Carleigh Fedorka rode her Thoroughbred gelding Called To Serve in the novice jumping group (Fedorka and Called To Serve won the dressage competition in by the Retired Racehorse Project Thoroughbred Makeover in 2015), and also struggled with getting her horse over different new and scary obstacles.


Called To Serve and Carleigh Fedorka.

Halpin explained the importance of that moment when a green or relatively inexperienced horse peeks at something out of the ordinary and how the rider reacts to it.

“It looked to me when that horse saw something that it wasn’t quite sure about, she would end up on a little bit of a short rein, and then she felt like she needed to push it through that moment,” Halpin said.

“I actually think it needs the opposite, to only jump things that you feel comfortable with jumping with a loose rein, and keeping your leg off and letting him think about it. Because that horse, as soon as you put your leg on in stressful situation, it would stop. So you want to just trot around until the situations don’t become stressful, and then teach it enough about the leg that the leg is a supporting aid, not something to force him into something.”

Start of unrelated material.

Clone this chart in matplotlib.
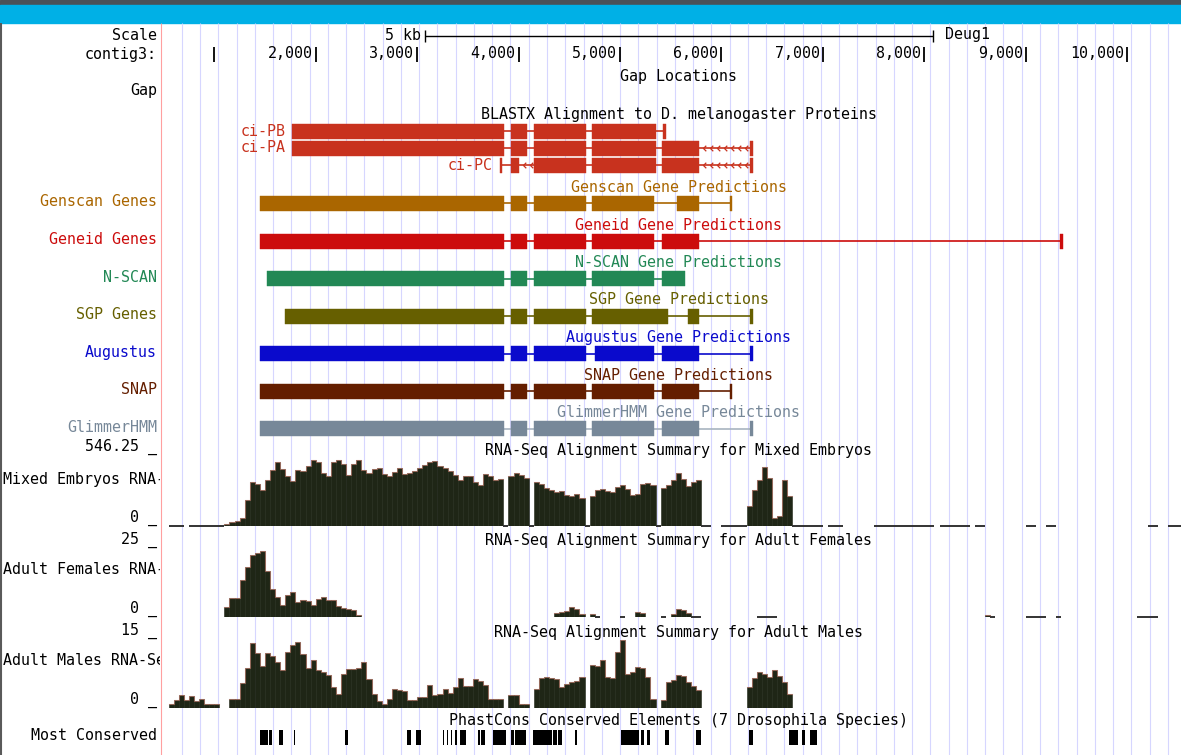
import numpy as np
import matplotlib
matplotlib.use('Agg')
import matplotlib.pyplot as plt
from matplotlib.patches import Rectangle

plt.rcParams['font.family'] = 'DejaVu Sans Mono'
plt.rcParams['font.size'] = 10.8

nan = np.nan
W, H = 1181, 755
view = (465, 10530)          # bp shown between pixel 160 and the right edge

# ruler
tick_pos = [1000, 2000, 3000, 4000, 5000, 6000, 7000, 8000, 9000, 10000]
tick_labels = ['', '2,000', '3,000', '4,000', '5,000', '6,000', '7,000', '8,000', '9,000', '10,000']
scale_bar = (3081, 8081)

# BLASTX alignments (bp)
ci_pb = [(1762, 3856), (3921, 4083), (4147, 4665), (4724, 5355), (5425, 5450)]
ci_pa = [(1762, 3856), (3921, 4083), (4147, 4665), (4724, 5355), (5414, 5782), (6286, 6311)]
ci_pc = [(3812, 3841), (3921, 4004), (4147, 4665), (4724, 5355), (5414, 5782), (6286, 6311)]

# gene predictions (bp)
genscan = [(1446, 3856), (3921, 4083), (4147, 4665), (4724, 5335), (5562, 5782), (6080, 6105)]
geneid = [(1446, 3856), (3921, 4083), (4147, 4665), (4724, 5335), (5414, 5782), (9342, 9367)]
nscan = [(1520, 3856), (3921, 4083), (4147, 4665), (4724, 5335), (5414, 5645)]
sgp = [(1697, 3856), (3921, 4083), (4147, 4665), (4724, 5468), (5668, 5782), (6286, 6311)]
augustus = [(1446, 3856), (3921, 4083), (4147, 4665), (4758, 5335), (5414, 5782), (6286, 6311)]
snap = [(1446, 3856), (3921, 4083), (4147, 4665), (4724, 5335), (5414, 5782), (6080, 6105)]
glimmer = [(1446, 3856), (3921, 4083), (4147, 4665), (4724, 5335), (5414, 5782), (6286, 6311)]

# RNA-seq coverage, 50 bp bins from 500 bp (NaN = no data, 0 = zero coverage)
bin_start, bin_size = 500, 50
embryo_cov = ([nan] + [0] * 3 + [nan] + [0] * 7 +
              [15, 30, 37, 60, 194, 329, 314, 269, 344, 419, 479, 426, 374, 337, 419, 411,
               449, 494, 479, 396, 374, 479, 494, 464, 381, 464, 494, 419, 396, 426, 434, 389,
               374, 404, 434, 389, 396, 411, 434, 456, 479, 486, 449, 434, 411, 381, 344, 374,
               374, 329, 307, 389, 374, 344, 352, 0, 374, 396, 381, 359, 0, 329, 314, 284,
               269, 254, 262, 232, 224, 239, 209, 0, 224, 269, 277, 262, 254, 292, 307, 277,
               232, 239, 314, 322, 307, 0, 284, 307, 344, 396, 352, 299, 329, 344, 0, 0] +
              [nan] * 2 + [0] * 5 +
              [150, 269, 344, 441, 359, 60, 75, 344, 224] +
              [0] * 6 + [nan] + [0] * 3 + [nan] * 6 + [0] * 12 + [nan] + [0] * 6 + [nan] +
              [0] * 2 + [nan] * 8 + [0] * 2 + [nan] * 2 + [0] * 2 + [nan] * 18 + [0] * 2 +
              [nan] * 2 + [0] * 3)
female_cov = ([nan] * 12 +
              [3.3, 6.3, 6.3, 12.3, 16.7, 20.7, 21.3, 22.0, 15.3, 9.3, 6.7, 4.0, 7.3, 8.3,
               5.0, 5.7, 5.3, 4.0, 6.0, 6.7, 5.7, 5.7, 3.7, 3.0, 2.7, 2.3, 0.7] +
              [nan] * 38 + [1.3, 1.7, 2.0, 3.3, 2.7, 1.0, nan, 1.0, 0] + [nan] * 4 + [0] +
              [nan] * 2 + [1.7, 1.3] + [nan] * 3 + [0, nan, 1.0, 2.7, 2.3, 1.3, 0, 0] +
              [nan] * 11 + [0] * 4 + [nan] * 41 + [0.7, 0] + [nan] * 6 + [0] * 4 +
              [nan] * 2 + [0] + [nan] * 15 + [0] * 4 + [nan] * 5)
male_cov = ([nan, 0.8, 1.6, 2.6, 1.6, 2.4, 1.4, 1.8, 0.8, 0.8, 0.8, nan, nan, 1.8, 1.8,
             5.0, 8.0, 13.0, 11.0, 8.4, 11.0, 10.4, 9.2, 7.6, 11.2, 12.6, 13.2, 10.8, 8.0,
             9.6, 7.6, 7.2, 6.6, 4.2, 2.8, 6.8, 7.8, 7.8, 8.0, 9.2, 5.8, 2.8, 1.4, 0.8, 1.8,
             3.8, 3.6, 3.4, 1.6, 1.6, 2.2, 2.2, 4.6, 2.6, 2.8, 3.8, 3.0, 4.2, 6.0, 4.4, 4.4,
             5.8, 5.4, 4.6, 1.8, 1.8, 1.8, nan, 2.6, 2.6, 0.8, 0.8, nan, 3.8, 6.0, 6.2, 6.0,
             5.8, 4.2, 4.8, 5.2, 5.4, 6.2, nan, 8.6, 8.4, 9.6, 6.2, 6.0, 11.2, 13.6, 6.8,
             7.2, 8.2, 8.0, 6.2, 1.8, nan, 1.6, 5.2, 5.6, 6.6, 6.4, 5.2, 4.4, 3.6] +
            [nan] * 9 + [4.2, 6.0, 7.2, 6.8, 6.2, 7.6, 6.4, 5.2, 2.8] + [nan] * 77)

# phastCons most conserved elements (bp)
conserved = [(1446, 1529), (1540, 1574), (1634, 1680), (1786, 1800), (2291, 2321),
             (2898, 2943), (2993, 3038), (3255, 3268), (3294, 3305), (3332, 3347),
             (3377, 3396), (3426, 3480), (3604, 3615), (3633, 3672), (3743, 3875),
             (3924, 3955), (3966, 4071), (4143, 4328), (4339, 4377), (4389, 4426),
             (4558, 4573), (5010, 5183), (5210, 5240), (5266, 5294), (5443, 5482),
             (5747, 5795), (6268, 6313), (6665, 6752), (6789, 6820), (6873, 6941)]

title_x = 5581
dark = '#1f2616'

fig = plt.figure(figsize=(W / 100, H / 100), dpi=100, facecolor='white')

# background: header bands, borders
bg = fig.add_axes([0, 0, 1, 1])
bg.set_xlim(0, W)
bg.set_ylim(H, 0)
bg.axis('off')
bg.add_patch(Rectangle((0, 0), W, 4.5, color='#4b5157'))
bg.add_patch(Rectangle((0, 4.5), W, 18.5, color='#00b0e6'))
bg.vlines(1, 23, H, color='#5a5a5a', lw=1.5)
bg.vlines(160.5, 23, H, color='#ffa0a0', lw=0.8)

# main track area, x in bp, y in pixel rows
ax = fig.add_axes([160 / W, 0, 1 - 160 / W, 1])
ax.set_xlim(*view)
ax.set_ylim(H, 0)
ax.axis('off')
ax.patch.set_alpha(0)
ax.vlines(np.arange(680, view[1], 180), 23, H, color='#d6d6ff', lw=0.8, zorder=0)

# scale + ruler
ax.hlines(36, *scale_bar, color='k', lw=1)
ax.vlines(scale_bar, 30, 42, color='k', lw=1)
ax.text(scale_bar[0] - 45, 36, '5 kb', ha='right', va='center')
ax.text(scale_bar[1] + 120, 35, 'Deug1', ha='left', va='center')
ax.vlines(tick_pos, 47, 62, color='k', lw=1.3)
for p, lab in zip(tick_pos, tick_labels):
    ax.text(p - 30, 54, lab, ha='right', va='center')

ax.text(title_x, 77, 'Gap Locations', ha='center', va='center')


def draw_gene(exons, y, color, h=15, line_color=None, lw=1.2):
    ax.hlines(y, exons[0][0], exons[-1][1], color=line_color or color, lw=lw, zorder=2)
    ax.broken_barh([(s, e - s) for s, e in exons], (y - h / 2, h),
                   facecolors=color, edgecolor=color, lw=0.3, zorder=3)


def chevrons(start, end, y, color):
    xs = np.arange(start + 40, end - 20, 68)
    ax.plot(xs, [y] * len(xs), ls='none', marker=[(1, 1), (0, 0), (1, -1)],
            ms=4, mfc='none', mec=color, mew=0.9, zorder=4)


blastx = '#c8321e'
ax.text(title_x, 115, 'BLASTX Alignment to D. melanogaster Proteins', ha='center', va='center')
for exons, y, name, lx in [(ci_pb, 131, 'ci-PB', 1707), (ci_pa, 148, 'ci-PA', 1707),
                           (ci_pc, 165, 'ci-PC', 3748)]:
    draw_gene(exons, y, blastx)
    ax.text(lx, y, name, ha='right', va='center', color=blastx)
    for (s0, e0), (s1, e1) in zip(exons[:-1], exons[1:]):
        if s1 - e0 > 120:
            chevrons(e0, s1, y, blastx)

tracks = [
    (genscan, 'Genscan', '#aa6600', 'Genscan Genes'),
    (geneid, 'Geneid', '#cc0c0c', 'Geneid Genes'),
    (nscan, 'N-SCAN', '#228855', 'N-SCAN'),
    (sgp, 'SGP', '#665f00', 'SGP Genes'),
    (augustus, 'Augustus', '#0a0acc', 'Augustus'),
    (snap, 'SNAP', '#641e00', 'SNAP'),
    (glimmer, 'GlimmerHMM', '#778899', 'GlimmerHMM'),
]
rows = [203, 241, 278.5, 316, 353.5, 391, 428.5]

# left labels
lab = fig.add_axes([0, 0, 160 / W, 1])
lab.set_xlim(0, 160)
lab.set_ylim(H, 0)
lab.axis('off')
lab.patch.set_alpha(0)


def left(y, s, color='k', ha='right'):
    x = 157 if ha == 'right' else 3
    lab.text(x, y, s, ha=ha, va='center', color=color, clip_on=True)


left(36, 'Scale')
left(54, 'contig3:')
left(91, 'Gap')

for (exons, name, color, short), y in zip(tracks, rows):
    lc = '#a8b4c0' if name == 'GlimmerHMM' else color
    draw_gene(exons, y, color, line_color=lc)
    ax.text(title_x, y - 16, name + ' Gene Predictions', ha='center', va='center', color=color)
    left(y - 1.5, short, color)

# RNA-seq wiggles
wig_specs = [
    (embryo_cov, 453, 526, 546.25, 'Mixed Embryos', '546.25 _', 450, 447),
    (female_cov, 542, 617, 25, 'Adult Females', '25 _', 541, 540),
    (male_cov, 633, 708, 15, 'Adult Males', '15 _', 632, 631),
]
for cov, top, base, vmax, name, toplab, ty, ly in wig_specs:
    cov = np.asarray(cov, float)
    lefts = bin_start + bin_size * np.arange(len(cov))
    wax = fig.add_axes([160 / W, 1 - base / H, 1 - 160 / W, (base - top) / H])
    wax.set_xlim(*view)
    wax.set_ylim(0, vmax)
    wax.axis('off')
    wax.patch.set_alpha(0)
    pos = cov > 0
    wax.bar(lefts[pos], cov[pos], width=bin_size, align='edge', color=dark,
            edgecolor=dark, lw=0.4, zorder=3)
    top_line = np.where(pos, cov, nan)
    wax.step(lefts, top_line, where='post', color='#c07868', lw=0.8, alpha=0.6, zorder=4)
    zero = cov == 0
    wax.hlines(np.zeros(zero.sum()), lefts[zero], lefts[zero] + bin_size,
               color='#333333', lw=1.4, clip_on=False, zorder=3)
    ax.text(title_x, ty, 'RNA-Seq Alignment Summary for ' + name, ha='center', va='center')
    left(ly, toplab)
    left((top + base) / 2 - 10, name + ' RNA-Seq', ha='left')
    left(base - 8, '0 _')

# conservation
ax.text(title_x, 721, 'PhastCons Conserved Elements (7 Drosophila Species)', ha='center', va='center')
ax.broken_barh([(s, e - s) for s, e in conserved], (730, 15), facecolors='k', zorder=3)
left(736, 'Most Conserved')

fig.savefig('out.png', dpi=100, facecolor='white')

What to do when the fences get bigger and the questions get tougher

With her training level jumping group, Halpin set a big oxer with guide rails right up the center of the ring. On the front side of the oxer, she placed a take-off rail and a ground pole four strides out. Riders took turns cantering up the exercise off both leads, many having issues moving up too much to the jump in the four strides after the rail.


Heather Thomas on Rooster jumping the oxer with guiderails exercise.

Halpin had everyone stop so she could explain the purpose of the exercise.  

“Whenever we start adding some height or some difficulty, maybe the water or a big square oxer, or anything like that, you want to think that it always comes from a very positive little packaged, quiet place, and then you move,” Halpin said. “So it depends what level of RPMs you need in that quiet moment, depending on what the thing is, depending on how scared they are of the thing.

“If it’s just a small up bank, and you’re not that worried about it, you don’t want to go galloping across the field and never set up,” Halpin continued. “You just want to slow down for a second and let them pop over it. If it’s a water jump and they’re scared of the water, on the way to it you’re going to send them bring them back, send them bring them back, and as you come around the turn, you’re going to put your thumb on those RPMs, but it’s still going to be coming from a quiet place.”  


Nancy Elberty on Bella over the oxer exercise.